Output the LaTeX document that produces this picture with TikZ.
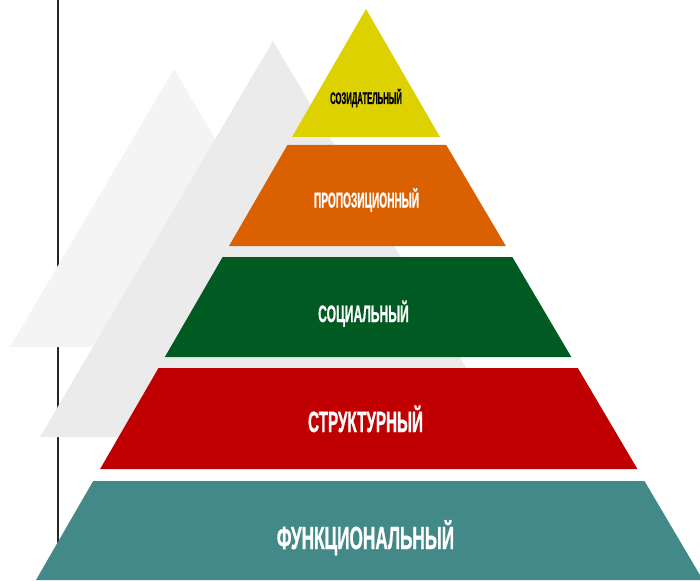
\documentclass[tikz,border=0pt]{standalone}
\usepackage{fontspec}
\usepackage{graphicx}
\newfontfamily\labelfont[FakeStretch=0.52,FakeBold=0.8]{Liberation Sans}

\definecolor{shadelight}{HTML}{F4F4F4}
\definecolor{shadedark}{HTML}{EBEBEB}
\definecolor{tierone}{HTML}{DDD200}
\definecolor{tiertwo}{HTML}{DB6000}
\definecolor{tierthree}{HTML}{005A21}
\definecolor{tierfour}{HTML}{C00000}
\definecolor{tierfive}{HTML}{428987}

% trapezoid slice of the pyramid between heights #2 (top) and #3 (bottom);
% the left flank runs a little steeper than the right one
\newcommand{\pyrslice}[3]{%
  \fill[#1] ({366-0.578*(#2-9)},#2) -- ({366+0.59*(#2-9)},#2)
    -- ({366+0.59*(#3-9)},#3) -- ({366-0.578*(#3-9)},#3) -- cycle;}

\begin{document}
\begin{tikzpicture}[x=1pt,y=-1pt,
  tierlabel/.style={text=white, inner sep=0pt, anchor=base}]
\useasboundingbox (0,0) rectangle (700,580);
\clip (0,0) rectangle (700,580);

% axis line behind the shapes
\draw[line width=1.3pt, black!85] (58,0) -- (58,560);

% background silhouettes
\fill[shadelight] (174,69) -- (338,347) -- (10,347) -- cycle;
\fill[shadedark] (273,41) -- (507,437) -- (40,437) -- cycle;

% pyramid tiers
\fill[tierone] (366,9) -- ({366+0.578*128},137) -- ({366-0.578*128},137) -- cycle;
\pyrslice{tiertwo}{145}{246}
\pyrslice{tierthree}{257}{357}
\pyrslice{tierfour}{368}{469}
\pyrslice{tierfive}{481}{580}

% tier labels
\node[tierlabel, text=black, font=\labelfont\bfseries\fontsize{16.8}{17}\selectfont] (creative) at (366,104) {\scalebox{0.88}[1]{СОЗИДАТЕЛЬНЫЙ}};
\node[tierlabel, font=\labelfont\bfseries\fontsize{21.4}{22}\selectfont] (propositional) at (366.5,207.5) {\scalebox{0.91}[1]{ПРОПОЗИЦИОННЫЙ}};
\node[tierlabel, font=\labelfont\bfseries\fontsize{23.7}{24}\selectfont] (social) at (363.5,322) {\scalebox{0.98}[1]{СОЦИАЛЬНЫЙ}};
\node[tierlabel, font=\labelfont\bfseries\fontsize{29.3}{30}\selectfont] (structural) at (365.5,432) {СТРУКТУРНЫЙ};
\node[tierlabel, font=\labelfont\bfseries\fontsize{32}{32}\selectfont] (functional) at (365.5,549) {\scalebox{1.035}[1]{ФУНКЦИОНАЛЬНЫЙ}};
\end{tikzpicture}
\end{document}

[AIM OF THE EXERCISE]
Please take the lines from the beginning of the data above through the line holding "(40,437) -- cycle;" and transcribe them exactly, without any pictures.

[SOLUTION TO THIS PROBLEM]
Output the LaTeX document that produces this picture with TikZ.
\documentclass[tikz,border=0pt]{standalone}
\usepackage{fontspec}
\usepackage{graphicx}
\newfontfamily\labelfont[FakeStretch=0.52,FakeBold=0.8]{Liberation Sans}

\definecolor{shadelight}{HTML}{F4F4F4}
\definecolor{shadedark}{HTML}{EBEBEB}
\definecolor{tierone}{HTML}{DDD200}
\definecolor{tiertwo}{HTML}{DB6000}
\definecolor{tierthree}{HTML}{005A21}
\definecolor{tierfour}{HTML}{C00000}
\definecolor{tierfive}{HTML}{428987}

% trapezoid slice of the pyramid between heights #2 (top) and #3 (bottom);
% the left flank runs a little steeper than the right one
\newcommand{\pyrslice}[3]{%
  \fill[#1] ({366-0.578*(#2-9)},#2) -- ({366+0.59*(#2-9)},#2)
    -- ({366+0.59*(#3-9)},#3) -- ({366-0.578*(#3-9)},#3) -- cycle;}

\begin{document}
\begin{tikzpicture}[x=1pt,y=-1pt,
  tierlabel/.style={text=white, inner sep=0pt, anchor=base}]
\useasboundingbox (0,0) rectangle (700,580);
\clip (0,0) rectangle (700,580);

% axis line behind the shapes
\draw[line width=1.3pt, black!85] (58,0) -- (58,560);

% background silhouettes
\fill[shadelight] (174,69) -- (338,347) -- (10,347) -- cycle;
\fill[shadedark] (273,41) -- (507,437) -- (40,437) -- cycle;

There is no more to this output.